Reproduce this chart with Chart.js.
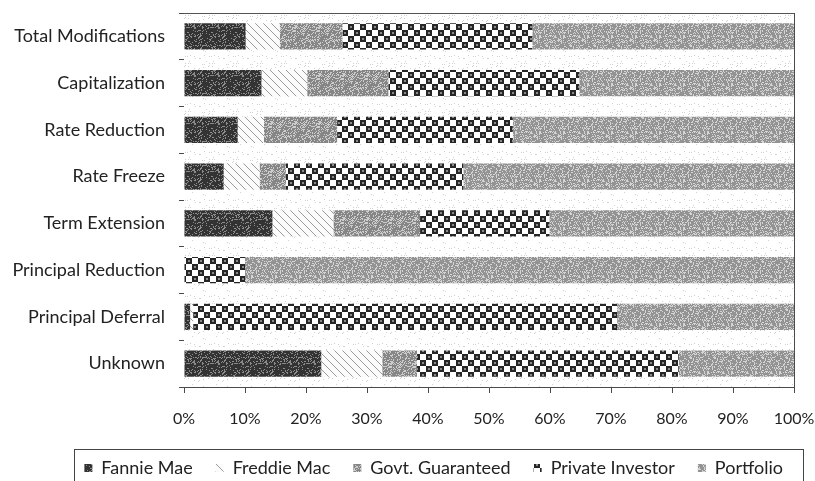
<!DOCTYPE html>
<html>
<head>
<meta charset="utf-8">
<script src="https://cdn.jsdelivr.net/npm/chart.js@4.4.0/dist/chart.umd.min.js"></script>
<style>
  html, body { margin: 0; padding: 0; background: #fff; overflow: hidden; }
  #wrap { width: 815px; height: 481px; overflow: hidden; }
</style>
</head>
<body>
<div id="wrap"><canvas id="modChart" width="815" height="488"></canvas></div>
<script>
// Share of each modification type by investor (percent)
const categories = ['Total Modifications', 'Capitalization', 'Rate Reduction', 'Rate Freeze',
  'Term Extension', 'Principal Reduction', 'Principal Deferral', 'Unknown'];
const fannieMae       = [10.1, 12.7,  8.8,  6.5, 14.5,  0.0,  1.0, 22.5];
const freddieMac      = [ 5.6,  7.5,  4.3,  5.9, 10.0,  0.0,  0.5, 10.0];
const govtGuaranteed  = [10.3, 13.3, 12.0,  4.3, 14.2,  0.0,  0.0,  5.7];
const privateInvestor = [31.1, 31.3, 28.8, 29.1, 21.2, 10.0, 69.5, 42.9];
const portfolio       = [42.9, 35.2, 46.1, 54.2, 40.1, 90.0, 29.0, 18.9];
const xTicks = [0, 10, 20, 30, 40, 50, 60, 70, 80, 90, 100];

const FONT = 'Lato, "Open Sans", sans-serif';

// deterministic speckle for the scanned look
function hash(i, j) {
  let h = (i * 374761393 + j * 668265263) | 0;
  h = (h ^ (h >>> 13)) * 1274126177;
  return ((h ^ (h >>> 16)) >>> 0) / 4294967295;
}

function tile(size, draw) {
  const c = document.createElement('canvas');
  c.width = size; c.height = size;
  draw(c.getContext('2d'), size);
  return document.getElementById('modChart').getContext('2d').createPattern(c, 'repeat');
}

function speckle(base, dot, amount, seed) {
  return tile(24, (ctx, s) => {
    ctx.fillStyle = base;
    ctx.fillRect(0, 0, s, s);
    ctx.fillStyle = dot;
    for (let i = 0; i < s; i++) {
      for (let j = 0; j < s; j++) {
        if (hash(i + seed, j + seed * 3) < amount) ctx.fillRect(i, j, 1, 1);
      }
    }
  });
}

const fanniePat = speckle('#333333', '#8c8c8c', 0.2, 1);
const govtPat = speckle('#868686', '#cdcdcd', 0.3, 7);
const portPat = speckle('#939393', '#d4d4d4', 0.3, 13);

const freddiePat = tile(8, (ctx, s) => {
  ctx.fillStyle = '#fbfbfb';
  ctx.fillRect(0, 0, s, s);
  ctx.strokeStyle = '#9a9a9a';
  ctx.lineWidth = 1;
  ctx.beginPath();
  ctx.moveTo(-1, -1); ctx.lineTo(s + 1, s + 1);
  ctx.moveTo(-1 - s, -1); ctx.lineTo(1, s + 1);
  ctx.moveTo(s - 1, -1); ctx.lineTo(2 * s + 1, s + 1);
  ctx.stroke();
});

const checkerPat = tile(12, (ctx, s) => {
  ctx.fillStyle = '#ffffff';
  ctx.fillRect(0, 0, s, s);
  ctx.fillStyle = '#262626';
  ctx.fillRect(0, 0, 6, 6);
  ctx.fillRect(6, 6, 6, 6);
  ctx.fillStyle = '#8a8a8a';
  ctx.fillRect(2, 2, 2, 2);
  ctx.fillRect(8, 8, 2, 2);
});

const bgPat = speckle('#ffffff', '#d2d2d2', 0.05, 21);

const plotFrame = {
  id: 'plotFrame',
  beforeDatasetsDraw(chart) {
    const { ctx, chartArea: a } = chart;
    ctx.save();
    ctx.fillStyle = bgPat;
    ctx.fillRect(a.left, a.top, a.width, a.height);
    ctx.restore();
  },
  afterDraw(chart) {
    const { ctx, chartArea: a, legend } = chart;
    ctx.save();
    ctx.strokeStyle = '#555';
    ctx.lineWidth = 1;
    ctx.beginPath();
    ctx.moveTo(a.left, a.top + 0.5);
    ctx.lineTo(a.right, a.top + 0.5);
    ctx.stroke();
    // box round the legend
    const boxes = legend.legendHitBoxes;
    if (boxes && boxes.length) {
      const first = boxes[0], last = boxes[boxes.length - 1];
      const l = first.left - 10, r = last.left + last.width + 20;
      const t = legend.top + 13;
      ctx.strokeStyle = '#444';
      ctx.strokeRect(Math.round(l) + 0.5, Math.round(t) + 0.5, Math.round(r - l), 60);
    }
    ctx.restore();
  }
};

new Chart(document.getElementById('modChart'), {
  type: 'bar',
  data: {
    labels: categories,
    datasets: [
      { label: 'Fannie Mae', data: fannieMae, backgroundColor: fanniePat },
      { label: 'Freddie Mac', data: freddieMac, backgroundColor: freddiePat },
      { label: 'Govt. Guaranteed', data: govtGuaranteed, backgroundColor: govtPat },
      { label: 'Private Investor', data: privateInvestor, backgroundColor: checkerPat },
      { label: 'Portfolio', data: portfolio, backgroundColor: portPat }
    ]
  },
  options: {
    indexAxis: 'y',
    responsive: false,
    animation: false,
    layout: { padding: { left: 0, right: 9, top: 13, bottom: 1 } },
    datasets: { bar: { categoryPercentage: 1, barPercentage: 0.56, borderWidth: 0 } },
    scales: {
      x: {
        stacked: true,
        min: 0,
        max: 100,
        afterBuildTicks(scale) { scale.ticks = xTicks.map(v => ({ value: v })); },
        afterFit(scale) { scale.height = 49; scale.paddingRight = 21; },
        grid: { color: '#4a4a4a', lineWidth: 1, tickLength: 6 },
        border: { color: '#4a4a4a' },
        ticks: { color: '#222', font: { family: FONT, size: 16 }, padding: 16,
          callback: v => v + '%' }
      },
      y: {
        stacked: true,
        afterFit(scale) { scale.width = 184; scale.paddingTop = 0; scale.paddingBottom = 0; },
        grid: { drawOnChartArea: false, color: '#4a4a4a', tickLength: 5 },
        border: { color: '#4a4a4a' },
        ticks: { color: '#222', font: { family: FONT, size: 18 }, padding: 14 }
      }
    },
    plugins: {
      tooltip: { enabled: false },
      legend: {
        position: 'bottom',
        align: 'end',
        labels: {
          boxWidth: 8,
          boxHeight: 8,
          padding: 23,
          color: '#222',
          font: { family: FONT, size: 18 }
        }
      }
    }
  },
  plugins: [plotFrame]
});
</script>
</body>
</html>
----
(Exercise directions) Write out each line again precisely as it appears, skipping every picture.

(Result of this exercise)
Reproduce this chart with Chart.js.
<!DOCTYPE html>
<html>
<head>
<meta charset="utf-8">
<script src="https://cdn.jsdelivr.net/npm/chart.js@4.4.0/dist/chart.umd.min.js"></script>
<style>
  html, body { margin: 0; padding: 0; background: #fff; overflow: hidden; }
  #wrap { width: 815px; height: 481px; overflow: hidden; }
</style>
</head>
<body>
<div id="wrap"><canvas id="modChart" width="815" height="488"></canvas></div>
<script>
// Share of each modification type by investor (percent)
const categories = ['Total Modifications', 'Capitalization', 'Rate Reduction', 'Rate Freeze',
  'Term Extension', 'Principal Reduction', 'Principal Deferral', 'Unknown'];
const fannieMae       = [10.1, 12.7,  8.8,  6.5, 14.5,  0.0,  1.0, 22.5];
const freddieMac      = [ 5.6,  7.5,  4.3,  5.9, 10.0,  0.0,  0.5, 10.0];
const govtGuaranteed  = [10.3, 13.3, 12.0,  4.3, 14.2,  0.0,  0.0,  5.7];
const privateInvestor = [31.1, 31.3, 28.8, 29.1, 21.2, 10.0, 69.5, 42.9];
const portfolio       = [42.9, 35.2, 46.1, 54.2, 40.1, 90.0, 29.0, 18.9];
const xTicks = [0, 10, 20, 30, 40, 50, 60, 70, 80, 90, 100];

const FONT = 'Lato, "Open Sans", sans-serif';

// deterministic speckle for the scanned look
function hash(i, j) {
  let h = (i * 374761393 + j * 668265263) | 0;
  h = (h ^ (h >>> 13)) * 1274126177;
  return ((h ^ (h >>> 16)) >>> 0) / 4294967295;
}

function tile(size, draw) {
  const c = document.createElement('canvas');
  c.width = size; c.height = size;
  draw(c.getContext('2d'), size);
  return document.getElementById('modChart').getContext('2d').createPattern(c, 'repeat');
}

function speckle(base, dot, amount, seed) {
  return tile(24, (ctx, s) => {
    ctx.fillStyle = base;
    ctx.fillRect(0, 0, s, s);
    ctx.fillStyle = dot;
    for (let i = 0; i < s; i++) {
      for (let j = 0; j < s; j++) {
        if (hash(i + seed, j + seed * 3) < amount) ctx.fillRect(i, j, 1, 1);
      }
    }
  });
}

const fanniePat = speckle('#333333', '#8c8c8c', 0.2, 1);
const govtPat = speckle('#868686', '#cdcdcd', 0.3, 7);
const portPat = speckle('#939393', '#d4d4d4', 0.3, 13);

const freddiePat = tile(8, (ctx, s) => {
  ctx.fillStyle = '#fbfbfb';
  ctx.fillRect(0, 0, s, s);
  ctx.strokeStyle = '#9a9a9a';
  ctx.lineWidth = 1;
  ctx.beginPath();
  ctx.moveTo(-1, -1); ctx.lineTo(s + 1, s + 1);
  ctx.moveTo(-1 - s, -1); ctx.lineTo(1, s + 1);
  ctx.moveTo(s - 1, -1); ctx.lineTo(2 * s + 1, s + 1);
  ctx.stroke();
});

const checkerPat = tile(12, (ctx, s) => {
  ctx.fillStyle = '#ffffff';
  ctx.fillRect(0, 0, s, s);
  ctx.fillStyle = '#262626';
  ctx.fillRect(0, 0, 6, 6);
  ctx.fillRect(6, 6, 6, 6);
  ctx.fillStyle = '#8a8a8a';
  ctx.fillRect(2, 2, 2, 2);
  ctx.fillRect(8, 8, 2, 2);
});

const bgPat = speckle('#ffffff', '#d2d2d2', 0.05, 21);

const plotFrame = {
  id: 'plotFrame',
  beforeDatasetsDraw(chart) {
    const { ctx, chartArea: a } = chart;
    ctx.save();
    ctx.fillStyle = bgPat;
    ctx.fillRect(a.left, a.top, a.width, a.height);
    ctx.restore();
  },
  afterDraw(chart) {
    const { ctx, chartArea: a, legend } = chart;
    ctx.save();
    ctx.strokeStyle = '#555';
    ctx.lineWidth = 1;
    ctx.beginPath();
    ctx.moveTo(a.left, a.top + 0.5);
    ctx.lineTo(a.right, a.top + 0.5);
    ctx.stroke();
    // box round the legend
    const boxes = legend.legendHitBoxes;
    if (boxes && boxes.length) {
      const first = boxes[0], last = boxes[boxes.length - 1];
      const l = first.left - 10, r = last.left + last.width + 20;
      const t = legend.top + 13;
      ctx.strokeStyle = '#444';
      ctx.strokeRect(Math.round(l) + 0.5, Math.round(t) + 0.5, Math.round(r - l), 60);
    }
    ctx.restore();
  }
};

new Chart(document.getElementById('modChart'), {
  type: 'bar',
  data: {
    labels: categories,
    datasets: [
      { label: 'Fannie Mae', data: fannieMae, backgroundColor: fanniePat },
      { label: 'Freddie Mac', data: freddieMac, backgroundColor: freddiePat },
      { label: 'Govt. Guaranteed', data: govtGuaranteed, backgroundColor: govtPat },
      { label: 'Private Investor', data: privateInvestor, backgroundColor: checkerPat },
      { label: 'Portfolio', data: portfolio, backgroundColor: portPat }
    ]
  },
  options: {
    indexAxis: 'y',
    responsive: false,
    animation: false,
    layout: { padding: { left: 0, right: 9, top: 13, bottom: 1 } },
    datasets: { bar: { categoryPercentage: 1, barPercentage: 0.56, borderWidth: 0 } },
    scales: {
      x: {
        stacked: true,
        min: 0,
        max: 100,
        afterBuildTicks(scale) { scale.ticks = xTicks.map(v => ({ value: v })); },
        afterFit(scale) { scale.height = 49; scale.paddingRight = 21; },
        grid: { color: '#4a4a4a', lineWidth: 1, tickLength: 6 },
        border: { color: '#4a4a4a' },
        ticks: { color: '#222', font: { family: FONT, size: 16 }, padding: 16,
          callback: v => v + '%' }
      },
      y: {
        stacked: true,
        afterFit(scale) { scale.width = 184; scale.paddingTop = 0; scale.paddingBottom = 0; },
        grid: { drawOnChartArea: false, color: '#4a4a4a', tickLength: 5 },
        border: { color: '#4a4a4a' },
        ticks: { color: '#222', font: { family: FONT, size: 18 }, padding: 14 }
      }
    },
    plugins: {
      tooltip: { enabled: false },
      legend: {
        position: 'bottom',
        align: 'end',
        labels: {
          boxWidth: 8,
          boxHeight: 8,
          padding: 23,
          color: '#222',
          font: { family: FONT, size: 18 }
        }
      }
    }
  },
  plugins: [plotFrame]
});
</script>
</body>
</html>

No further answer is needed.